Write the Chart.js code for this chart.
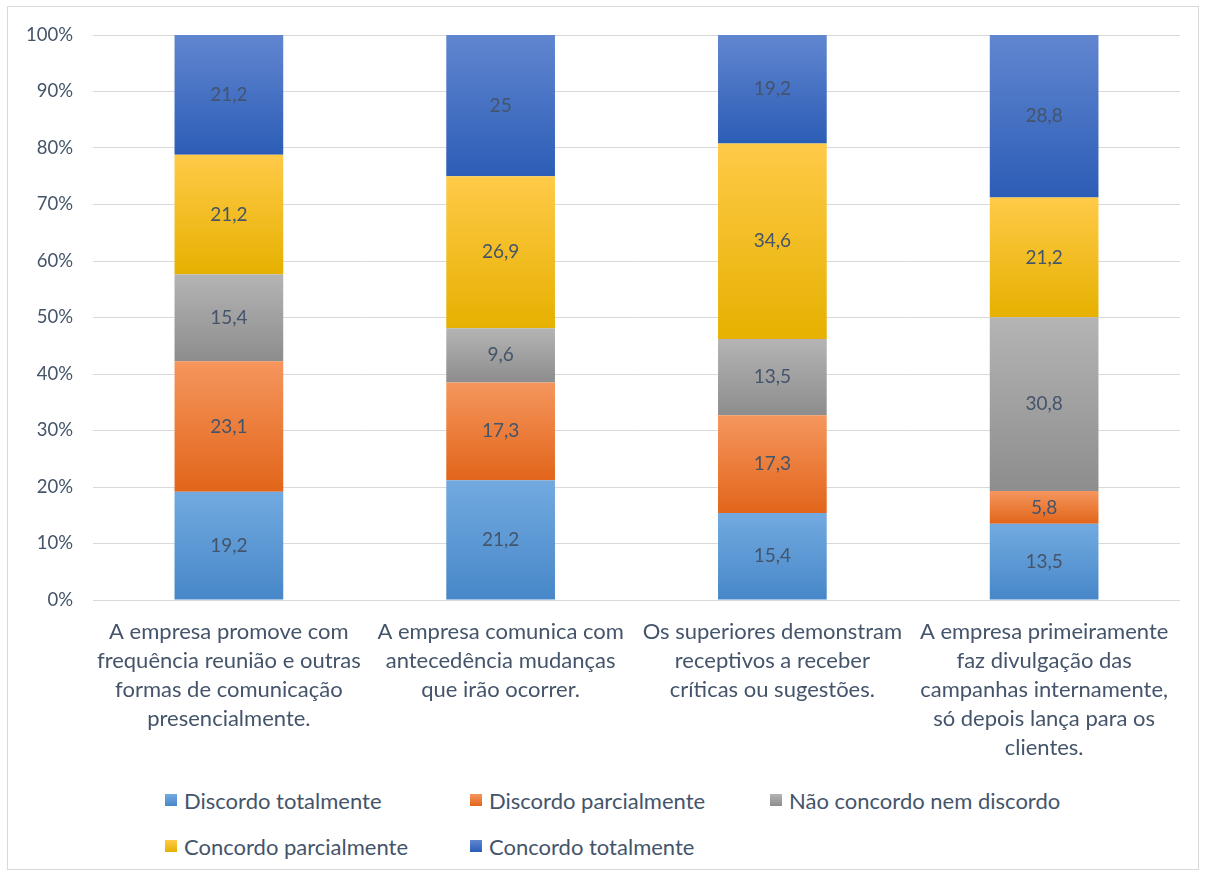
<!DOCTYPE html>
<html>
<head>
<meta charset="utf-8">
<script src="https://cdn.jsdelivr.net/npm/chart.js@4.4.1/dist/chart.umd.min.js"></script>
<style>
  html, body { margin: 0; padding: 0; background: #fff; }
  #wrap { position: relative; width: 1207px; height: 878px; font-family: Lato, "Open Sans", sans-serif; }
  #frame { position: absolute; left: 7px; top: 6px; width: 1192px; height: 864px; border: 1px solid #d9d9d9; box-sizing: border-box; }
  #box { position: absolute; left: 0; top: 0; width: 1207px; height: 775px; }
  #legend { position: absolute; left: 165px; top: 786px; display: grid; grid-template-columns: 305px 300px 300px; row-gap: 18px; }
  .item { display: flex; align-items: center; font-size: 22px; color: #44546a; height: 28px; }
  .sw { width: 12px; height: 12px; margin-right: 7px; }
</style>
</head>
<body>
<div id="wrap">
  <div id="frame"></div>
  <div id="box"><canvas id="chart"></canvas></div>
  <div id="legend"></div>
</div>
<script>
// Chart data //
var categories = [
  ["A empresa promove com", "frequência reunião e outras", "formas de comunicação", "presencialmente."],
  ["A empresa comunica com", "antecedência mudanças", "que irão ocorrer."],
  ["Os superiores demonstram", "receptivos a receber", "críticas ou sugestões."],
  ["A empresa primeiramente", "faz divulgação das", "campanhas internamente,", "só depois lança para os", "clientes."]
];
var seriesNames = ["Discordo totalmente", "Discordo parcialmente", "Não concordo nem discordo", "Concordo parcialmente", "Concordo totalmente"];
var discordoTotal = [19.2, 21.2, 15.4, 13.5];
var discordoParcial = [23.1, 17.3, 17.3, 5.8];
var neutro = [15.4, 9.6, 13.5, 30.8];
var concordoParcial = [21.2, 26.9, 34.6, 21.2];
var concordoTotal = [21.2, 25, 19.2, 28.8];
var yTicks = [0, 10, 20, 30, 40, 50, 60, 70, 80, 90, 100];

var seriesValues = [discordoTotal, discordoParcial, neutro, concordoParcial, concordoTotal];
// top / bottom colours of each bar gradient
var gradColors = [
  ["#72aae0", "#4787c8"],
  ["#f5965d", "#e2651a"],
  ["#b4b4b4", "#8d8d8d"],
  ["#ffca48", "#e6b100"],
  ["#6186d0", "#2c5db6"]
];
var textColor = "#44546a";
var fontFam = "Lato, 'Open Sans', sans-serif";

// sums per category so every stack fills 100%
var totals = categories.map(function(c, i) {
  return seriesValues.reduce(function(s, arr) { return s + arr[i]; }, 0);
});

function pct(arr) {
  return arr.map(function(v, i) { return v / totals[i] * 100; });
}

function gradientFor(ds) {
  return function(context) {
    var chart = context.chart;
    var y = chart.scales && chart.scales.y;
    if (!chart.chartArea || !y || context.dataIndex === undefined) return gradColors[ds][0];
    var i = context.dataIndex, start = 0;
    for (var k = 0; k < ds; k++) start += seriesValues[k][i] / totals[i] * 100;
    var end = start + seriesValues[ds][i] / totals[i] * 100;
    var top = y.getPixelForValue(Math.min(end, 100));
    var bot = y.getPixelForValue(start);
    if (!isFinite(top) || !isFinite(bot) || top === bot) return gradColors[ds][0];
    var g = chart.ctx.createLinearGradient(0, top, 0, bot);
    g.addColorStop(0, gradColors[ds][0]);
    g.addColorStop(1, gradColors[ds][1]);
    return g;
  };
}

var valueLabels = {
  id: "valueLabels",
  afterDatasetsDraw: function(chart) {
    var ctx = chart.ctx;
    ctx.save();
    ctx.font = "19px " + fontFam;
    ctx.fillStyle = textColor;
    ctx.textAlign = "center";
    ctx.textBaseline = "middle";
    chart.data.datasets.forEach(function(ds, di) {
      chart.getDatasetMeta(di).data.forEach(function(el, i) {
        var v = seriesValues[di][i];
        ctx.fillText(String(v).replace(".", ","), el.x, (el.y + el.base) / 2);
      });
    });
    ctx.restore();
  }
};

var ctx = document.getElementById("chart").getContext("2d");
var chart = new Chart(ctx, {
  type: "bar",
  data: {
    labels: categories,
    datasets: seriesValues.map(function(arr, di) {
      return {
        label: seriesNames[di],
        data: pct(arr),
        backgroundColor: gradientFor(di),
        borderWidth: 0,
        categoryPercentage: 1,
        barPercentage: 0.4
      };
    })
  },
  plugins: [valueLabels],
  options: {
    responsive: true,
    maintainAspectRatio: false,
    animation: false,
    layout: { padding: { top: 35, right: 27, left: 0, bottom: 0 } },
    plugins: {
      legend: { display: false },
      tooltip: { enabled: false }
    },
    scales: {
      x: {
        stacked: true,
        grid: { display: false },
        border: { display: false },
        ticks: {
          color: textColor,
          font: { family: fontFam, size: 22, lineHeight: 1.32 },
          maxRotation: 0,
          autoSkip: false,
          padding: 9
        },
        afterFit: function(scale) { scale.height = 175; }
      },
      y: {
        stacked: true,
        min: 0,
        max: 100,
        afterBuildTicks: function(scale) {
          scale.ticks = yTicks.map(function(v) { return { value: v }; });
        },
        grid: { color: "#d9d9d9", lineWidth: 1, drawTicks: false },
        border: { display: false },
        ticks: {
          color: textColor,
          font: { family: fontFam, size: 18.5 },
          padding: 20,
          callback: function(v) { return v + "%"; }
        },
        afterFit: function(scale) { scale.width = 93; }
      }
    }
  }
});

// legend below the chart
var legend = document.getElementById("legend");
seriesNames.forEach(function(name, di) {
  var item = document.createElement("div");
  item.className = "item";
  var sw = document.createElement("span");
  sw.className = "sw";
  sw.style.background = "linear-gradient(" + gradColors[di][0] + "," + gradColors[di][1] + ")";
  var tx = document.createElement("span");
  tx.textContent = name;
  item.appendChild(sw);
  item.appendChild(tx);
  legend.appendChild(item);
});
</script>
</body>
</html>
************
■ **YOUR GOAL**: Would you return the data exactly as written, without the pictures?

■ **TASK ANSWER**:
Write the Chart.js code for this chart.
<!DOCTYPE html>
<html>
<head>
<meta charset="utf-8">
<script src="https://cdn.jsdelivr.net/npm/chart.js@4.4.1/dist/chart.umd.min.js"></script>
<style>
  html, body { margin: 0; padding: 0; background: #fff; }
  #wrap { position: relative; width: 1207px; height: 878px; font-family: Lato, "Open Sans", sans-serif; }
  #frame { position: absolute; left: 7px; top: 6px; width: 1192px; height: 864px; border: 1px solid #d9d9d9; box-sizing: border-box; }
  #box { position: absolute; left: 0; top: 0; width: 1207px; height: 775px; }
  #legend { position: absolute; left: 165px; top: 786px; display: grid; grid-template-columns: 305px 300px 300px; row-gap: 18px; }
  .item { display: flex; align-items: center; font-size: 22px; color: #44546a; height: 28px; }
  .sw { width: 12px; height: 12px; margin-right: 7px; }
</style>
</head>
<body>
<div id="wrap">
  <div id="frame"></div>
  <div id="box"><canvas id="chart"></canvas></div>
  <div id="legend"></div>
</div>
<script>
// Chart data //
var categories = [
  ["A empresa promove com", "frequência reunião e outras", "formas de comunicação", "presencialmente."],
  ["A empresa comunica com", "antecedência mudanças", "que irão ocorrer."],
  ["Os superiores demonstram", "receptivos a receber", "críticas ou sugestões."],
  ["A empresa primeiramente", "faz divulgação das", "campanhas internamente,", "só depois lança para os", "clientes."]
];
var seriesNames = ["Discordo totalmente", "Discordo parcialmente", "Não concordo nem discordo", "Concordo parcialmente", "Concordo totalmente"];
var discordoTotal = [19.2, 21.2, 15.4, 13.5];
var discordoParcial = [23.1, 17.3, 17.3, 5.8];
var neutro = [15.4, 9.6, 13.5, 30.8];
var concordoParcial = [21.2, 26.9, 34.6, 21.2];
var concordoTotal = [21.2, 25, 19.2, 28.8];
var yTicks = [0, 10, 20, 30, 40, 50, 60, 70, 80, 90, 100];

var seriesValues = [discordoTotal, discordoParcial, neutro, concordoParcial, concordoTotal];
// top / bottom colours of each bar gradient
var gradColors = [
  ["#72aae0", "#4787c8"],
  ["#f5965d", "#e2651a"],
  ["#b4b4b4", "#8d8d8d"],
  ["#ffca48", "#e6b100"],
  ["#6186d0", "#2c5db6"]
];
var textColor = "#44546a";
var fontFam = "Lato, 'Open Sans', sans-serif";

// sums per category so every stack fills 100%
var totals = categories.map(function(c, i) {
  return seriesValues.reduce(function(s, arr) { return s + arr[i]; }, 0);
});

function pct(arr) {
  return arr.map(function(v, i) { return v / totals[i] * 100; });
}

function gradientFor(ds) {
  return function(context) {
    var chart = context.chart;
    var y = chart.scales && chart.scales.y;
    if (!chart.chartArea || !y || context.dataIndex === undefined) return gradColors[ds][0];
    var i = context.dataIndex, start = 0;
    for (var k = 0; k < ds; k++) start += seriesValues[k][i] / totals[i] * 100;
    var end = start + seriesValues[ds][i] / totals[i] * 100;
    var top = y.getPixelForValue(Math.min(end, 100));
    var bot = y.getPixelForValue(start);
    if (!isFinite(top) || !isFinite(bot) || top === bot) return gradColors[ds][0];
    var g = chart.ctx.createLinearGradient(0, top, 0, bot);
    g.addColorStop(0, gradColors[ds][0]);
    g.addColorStop(1, gradColors[ds][1]);
    return g;
  };
}

var valueLabels = {
  id: "valueLabels",
  afterDatasetsDraw: function(chart) {
    var ctx = chart.ctx;
    ctx.save();
    ctx.font = "19px " + fontFam;
    ctx.fillStyle = textColor;
    ctx.textAlign = "center";
    ctx.textBaseline = "middle";
    chart.data.datasets.forEach(function(ds, di) {
      chart.getDatasetMeta(di).data.forEach(function(el, i) {
        var v = seriesValues[di][i];
        ctx.fillText(String(v).replace(".", ","), el.x, (el.y + el.base) / 2);
      });
    });
    ctx.restore();
  }
};

var ctx = document.getElementById("chart").getContext("2d");
var chart = new Chart(ctx, {
  type: "bar",
  data: {
    labels: categories,
    datasets: seriesValues.map(function(arr, di) {
      return {
        label: seriesNames[di],
        data: pct(arr),
        backgroundColor: gradientFor(di),
        borderWidth: 0,
        categoryPercentage: 1,
        barPercentage: 0.4
      };
    })
  },
  plugins: [valueLabels],
  options: {
    responsive: true,
    maintainAspectRatio: false,
    animation: false,
    layout: { padding: { top: 35, right: 27, left: 0, bottom: 0 } },
    plugins: {
      legend: { display: false },
      tooltip: { enabled: false }
    },
    scales: {
      x: {
        stacked: true,
        grid: { display: false },
        border: { display: false },
        ticks: {
          color: textColor,
          font: { family: fontFam, size: 22, lineHeight: 1.32 },
          maxRotation: 0,
          autoSkip: false,
          padding: 9
        },
        afterFit: function(scale) { scale.height = 175; }
      },
      y: {
        stacked: true,
        min: 0,
        max: 100,
        afterBuildTicks: function(scale) {
          scale.ticks = yTicks.map(function(v) { return { value: v }; });
        },
        grid: { color: "#d9d9d9", lineWidth: 1, drawTicks: false },
        border: { display: false },
        ticks: {
          color: textColor,
          font: { family: fontFam, size: 18.5 },
          padding: 20,
          callback: function(v) { return v + "%"; }
        },
        afterFit: function(scale) { scale.width = 93; }
      }
    }
  }
});

// legend below the chart
var legend = document.getElementById("legend");
seriesNames.forEach(function(name, di) {
  var item = document.createElement("div");
  item.className = "item";
  var sw = document.createElement("span");
  sw.className = "sw";
  sw.style.background = "linear-gradient(" + gradColors[di][0] + "," + gradColors[di][1] + ")";
  var tx = document.createElement("span");
  tx.textContent = name;
  item.appendChild(sw);
  item.appendChild(tx);
  legend.appendChild(item);
});
</script>
</body>
</html>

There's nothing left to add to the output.